# Start of Given information

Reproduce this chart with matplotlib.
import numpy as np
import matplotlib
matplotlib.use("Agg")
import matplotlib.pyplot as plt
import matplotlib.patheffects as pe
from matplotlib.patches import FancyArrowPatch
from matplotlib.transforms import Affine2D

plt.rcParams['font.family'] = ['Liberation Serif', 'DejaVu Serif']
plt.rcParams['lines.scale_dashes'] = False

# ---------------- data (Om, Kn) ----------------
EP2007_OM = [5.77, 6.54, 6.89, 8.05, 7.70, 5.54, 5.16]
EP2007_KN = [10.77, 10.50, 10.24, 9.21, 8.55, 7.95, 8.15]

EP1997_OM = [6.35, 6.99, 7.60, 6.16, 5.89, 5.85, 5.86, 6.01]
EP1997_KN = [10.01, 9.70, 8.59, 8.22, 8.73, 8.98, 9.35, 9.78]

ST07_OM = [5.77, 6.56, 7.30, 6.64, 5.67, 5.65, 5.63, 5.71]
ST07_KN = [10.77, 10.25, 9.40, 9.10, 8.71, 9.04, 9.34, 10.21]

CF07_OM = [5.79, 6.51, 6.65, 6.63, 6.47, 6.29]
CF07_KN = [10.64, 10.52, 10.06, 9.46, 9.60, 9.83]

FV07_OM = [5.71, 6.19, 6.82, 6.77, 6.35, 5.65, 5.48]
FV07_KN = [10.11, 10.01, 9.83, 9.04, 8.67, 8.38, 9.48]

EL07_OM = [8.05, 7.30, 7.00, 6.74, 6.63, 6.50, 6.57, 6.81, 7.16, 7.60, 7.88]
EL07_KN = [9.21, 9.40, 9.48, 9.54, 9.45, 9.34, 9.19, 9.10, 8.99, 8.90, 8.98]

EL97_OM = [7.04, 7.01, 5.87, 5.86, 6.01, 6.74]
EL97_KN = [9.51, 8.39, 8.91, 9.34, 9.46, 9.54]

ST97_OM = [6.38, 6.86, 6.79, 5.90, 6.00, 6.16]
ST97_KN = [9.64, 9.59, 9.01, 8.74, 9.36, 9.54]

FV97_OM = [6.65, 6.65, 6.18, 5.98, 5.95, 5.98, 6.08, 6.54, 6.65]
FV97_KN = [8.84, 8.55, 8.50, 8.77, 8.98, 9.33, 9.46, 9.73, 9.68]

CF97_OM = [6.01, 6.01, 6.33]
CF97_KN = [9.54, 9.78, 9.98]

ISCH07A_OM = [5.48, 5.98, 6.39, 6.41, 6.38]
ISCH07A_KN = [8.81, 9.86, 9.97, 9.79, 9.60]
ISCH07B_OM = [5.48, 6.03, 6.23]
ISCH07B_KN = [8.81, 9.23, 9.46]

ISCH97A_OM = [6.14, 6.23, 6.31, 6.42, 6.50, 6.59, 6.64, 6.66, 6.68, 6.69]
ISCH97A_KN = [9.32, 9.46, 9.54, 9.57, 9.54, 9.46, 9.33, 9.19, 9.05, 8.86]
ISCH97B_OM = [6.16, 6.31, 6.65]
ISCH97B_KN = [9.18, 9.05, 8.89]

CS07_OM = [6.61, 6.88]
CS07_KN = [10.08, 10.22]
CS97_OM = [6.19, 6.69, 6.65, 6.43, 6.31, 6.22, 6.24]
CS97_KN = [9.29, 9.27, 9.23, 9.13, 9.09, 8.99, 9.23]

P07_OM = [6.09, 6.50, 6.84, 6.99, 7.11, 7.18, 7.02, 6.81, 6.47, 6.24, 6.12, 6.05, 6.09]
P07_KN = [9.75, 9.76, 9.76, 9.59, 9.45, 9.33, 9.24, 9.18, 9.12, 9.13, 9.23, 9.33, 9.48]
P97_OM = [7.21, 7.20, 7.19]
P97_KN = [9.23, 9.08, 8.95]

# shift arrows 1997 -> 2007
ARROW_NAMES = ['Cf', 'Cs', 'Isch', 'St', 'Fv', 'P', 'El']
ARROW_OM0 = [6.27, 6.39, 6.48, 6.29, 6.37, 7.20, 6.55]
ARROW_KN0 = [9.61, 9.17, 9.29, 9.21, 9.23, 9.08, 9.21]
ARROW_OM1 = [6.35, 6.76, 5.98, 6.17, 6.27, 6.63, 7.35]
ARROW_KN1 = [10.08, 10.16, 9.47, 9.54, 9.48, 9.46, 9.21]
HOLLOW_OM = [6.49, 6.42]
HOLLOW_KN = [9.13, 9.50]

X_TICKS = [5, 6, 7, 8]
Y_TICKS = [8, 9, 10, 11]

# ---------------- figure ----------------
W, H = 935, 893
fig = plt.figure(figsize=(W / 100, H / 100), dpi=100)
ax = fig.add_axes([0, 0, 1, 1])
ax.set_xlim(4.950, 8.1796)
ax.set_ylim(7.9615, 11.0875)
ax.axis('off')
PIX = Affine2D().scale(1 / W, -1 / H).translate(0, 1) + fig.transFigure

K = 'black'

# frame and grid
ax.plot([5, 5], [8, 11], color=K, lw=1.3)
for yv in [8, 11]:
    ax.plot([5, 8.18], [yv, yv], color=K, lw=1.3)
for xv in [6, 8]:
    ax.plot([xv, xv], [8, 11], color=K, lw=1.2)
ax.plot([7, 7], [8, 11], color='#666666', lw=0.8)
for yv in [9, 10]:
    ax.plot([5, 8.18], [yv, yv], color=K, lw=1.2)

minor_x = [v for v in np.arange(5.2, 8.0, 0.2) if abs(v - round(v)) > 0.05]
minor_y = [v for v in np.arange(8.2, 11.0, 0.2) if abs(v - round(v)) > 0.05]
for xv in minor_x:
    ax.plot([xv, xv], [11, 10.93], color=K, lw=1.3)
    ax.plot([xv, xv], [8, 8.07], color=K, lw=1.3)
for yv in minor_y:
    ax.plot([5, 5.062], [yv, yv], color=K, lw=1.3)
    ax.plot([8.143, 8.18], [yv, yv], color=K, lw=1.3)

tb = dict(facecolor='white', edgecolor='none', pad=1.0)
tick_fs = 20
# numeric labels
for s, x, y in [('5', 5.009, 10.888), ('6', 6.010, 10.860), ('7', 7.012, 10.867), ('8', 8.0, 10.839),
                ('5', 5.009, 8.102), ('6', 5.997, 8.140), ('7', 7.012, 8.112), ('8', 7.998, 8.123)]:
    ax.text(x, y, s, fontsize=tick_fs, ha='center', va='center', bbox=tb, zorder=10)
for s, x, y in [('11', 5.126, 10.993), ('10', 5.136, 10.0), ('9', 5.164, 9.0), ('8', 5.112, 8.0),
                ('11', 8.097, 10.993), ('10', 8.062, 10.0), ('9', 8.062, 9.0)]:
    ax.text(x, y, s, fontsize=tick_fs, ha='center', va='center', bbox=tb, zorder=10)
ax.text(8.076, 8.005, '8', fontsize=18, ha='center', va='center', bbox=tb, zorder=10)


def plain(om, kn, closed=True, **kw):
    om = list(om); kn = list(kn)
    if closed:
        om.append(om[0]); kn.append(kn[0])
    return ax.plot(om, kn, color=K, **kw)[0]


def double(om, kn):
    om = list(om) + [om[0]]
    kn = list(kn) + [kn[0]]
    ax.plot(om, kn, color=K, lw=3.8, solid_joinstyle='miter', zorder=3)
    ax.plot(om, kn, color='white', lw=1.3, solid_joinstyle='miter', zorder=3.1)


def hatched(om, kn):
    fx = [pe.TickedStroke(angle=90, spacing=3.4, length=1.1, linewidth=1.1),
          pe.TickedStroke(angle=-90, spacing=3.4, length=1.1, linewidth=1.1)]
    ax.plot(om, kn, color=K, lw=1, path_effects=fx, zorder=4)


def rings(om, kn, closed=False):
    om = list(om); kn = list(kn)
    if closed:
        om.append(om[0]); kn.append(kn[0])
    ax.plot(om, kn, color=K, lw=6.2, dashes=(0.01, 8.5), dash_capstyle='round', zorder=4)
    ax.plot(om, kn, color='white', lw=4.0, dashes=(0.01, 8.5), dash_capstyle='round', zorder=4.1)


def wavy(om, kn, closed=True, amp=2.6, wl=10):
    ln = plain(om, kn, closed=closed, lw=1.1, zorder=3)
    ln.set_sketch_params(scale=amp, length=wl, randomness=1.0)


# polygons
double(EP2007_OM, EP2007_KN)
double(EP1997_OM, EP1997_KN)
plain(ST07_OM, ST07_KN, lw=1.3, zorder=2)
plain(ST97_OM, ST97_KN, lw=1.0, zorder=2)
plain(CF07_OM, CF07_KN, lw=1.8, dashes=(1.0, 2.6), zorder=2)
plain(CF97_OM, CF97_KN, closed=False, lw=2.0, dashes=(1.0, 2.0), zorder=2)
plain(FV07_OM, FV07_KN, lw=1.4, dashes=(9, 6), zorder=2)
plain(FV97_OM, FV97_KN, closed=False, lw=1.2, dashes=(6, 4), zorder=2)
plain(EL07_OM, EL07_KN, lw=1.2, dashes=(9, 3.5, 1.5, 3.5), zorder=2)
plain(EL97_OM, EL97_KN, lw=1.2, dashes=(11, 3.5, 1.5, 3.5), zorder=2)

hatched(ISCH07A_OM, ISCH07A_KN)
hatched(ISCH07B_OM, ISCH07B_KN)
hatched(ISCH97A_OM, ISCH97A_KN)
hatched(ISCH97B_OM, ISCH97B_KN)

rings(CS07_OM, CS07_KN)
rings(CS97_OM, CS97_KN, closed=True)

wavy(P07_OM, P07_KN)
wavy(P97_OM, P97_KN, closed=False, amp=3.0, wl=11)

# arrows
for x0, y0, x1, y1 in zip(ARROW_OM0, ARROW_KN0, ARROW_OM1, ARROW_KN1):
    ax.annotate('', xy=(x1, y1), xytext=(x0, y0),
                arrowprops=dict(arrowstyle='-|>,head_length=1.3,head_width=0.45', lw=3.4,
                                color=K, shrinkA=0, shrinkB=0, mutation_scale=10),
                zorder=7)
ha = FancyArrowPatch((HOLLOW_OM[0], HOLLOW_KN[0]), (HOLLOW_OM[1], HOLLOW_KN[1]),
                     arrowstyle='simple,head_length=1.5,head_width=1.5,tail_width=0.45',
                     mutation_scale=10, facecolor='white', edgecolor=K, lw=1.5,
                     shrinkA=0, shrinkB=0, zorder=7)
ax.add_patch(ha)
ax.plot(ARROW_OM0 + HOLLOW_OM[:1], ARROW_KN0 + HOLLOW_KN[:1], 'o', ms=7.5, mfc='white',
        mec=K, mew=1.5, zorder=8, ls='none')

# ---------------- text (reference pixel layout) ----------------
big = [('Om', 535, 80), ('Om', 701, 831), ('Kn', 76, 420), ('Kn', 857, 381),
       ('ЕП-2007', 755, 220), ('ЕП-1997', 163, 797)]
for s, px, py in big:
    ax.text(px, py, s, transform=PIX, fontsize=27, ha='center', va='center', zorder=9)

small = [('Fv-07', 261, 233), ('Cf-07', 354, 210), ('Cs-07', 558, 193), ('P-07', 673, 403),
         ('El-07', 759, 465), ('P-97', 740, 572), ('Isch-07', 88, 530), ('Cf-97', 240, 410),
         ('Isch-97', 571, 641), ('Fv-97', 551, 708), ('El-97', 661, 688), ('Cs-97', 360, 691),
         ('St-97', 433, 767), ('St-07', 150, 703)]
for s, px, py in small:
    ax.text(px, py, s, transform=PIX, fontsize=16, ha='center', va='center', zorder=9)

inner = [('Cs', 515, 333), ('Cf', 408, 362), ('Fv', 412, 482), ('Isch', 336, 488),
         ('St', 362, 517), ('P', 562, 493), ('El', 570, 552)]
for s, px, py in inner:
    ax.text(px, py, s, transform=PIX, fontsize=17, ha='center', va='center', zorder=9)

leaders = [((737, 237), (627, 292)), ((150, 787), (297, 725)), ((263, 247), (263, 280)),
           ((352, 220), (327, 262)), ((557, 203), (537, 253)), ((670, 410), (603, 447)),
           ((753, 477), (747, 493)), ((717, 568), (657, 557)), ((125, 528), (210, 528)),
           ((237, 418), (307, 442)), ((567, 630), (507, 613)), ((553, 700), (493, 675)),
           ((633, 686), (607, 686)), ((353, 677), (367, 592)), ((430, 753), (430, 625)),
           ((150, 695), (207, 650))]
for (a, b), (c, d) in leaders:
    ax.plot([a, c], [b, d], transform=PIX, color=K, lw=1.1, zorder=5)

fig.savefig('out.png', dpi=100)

# End of Given information

Written task –
Beginning at the first line above, repeat exactly until the line containing "plt.rcParams['lines.scale_dashes'] = False", which is included.

Solution for this task –
Reproduce this chart with matplotlib.
import numpy as np
import matplotlib
matplotlib.use("Agg")
import matplotlib.pyplot as plt
import matplotlib.patheffects as pe
from matplotlib.patches import FancyArrowPatch
from matplotlib.transforms import Affine2D

plt.rcParams['font.family'] = ['Liberation Serif', 'DejaVu Serif']
plt.rcParams['lines.scale_dashes'] = False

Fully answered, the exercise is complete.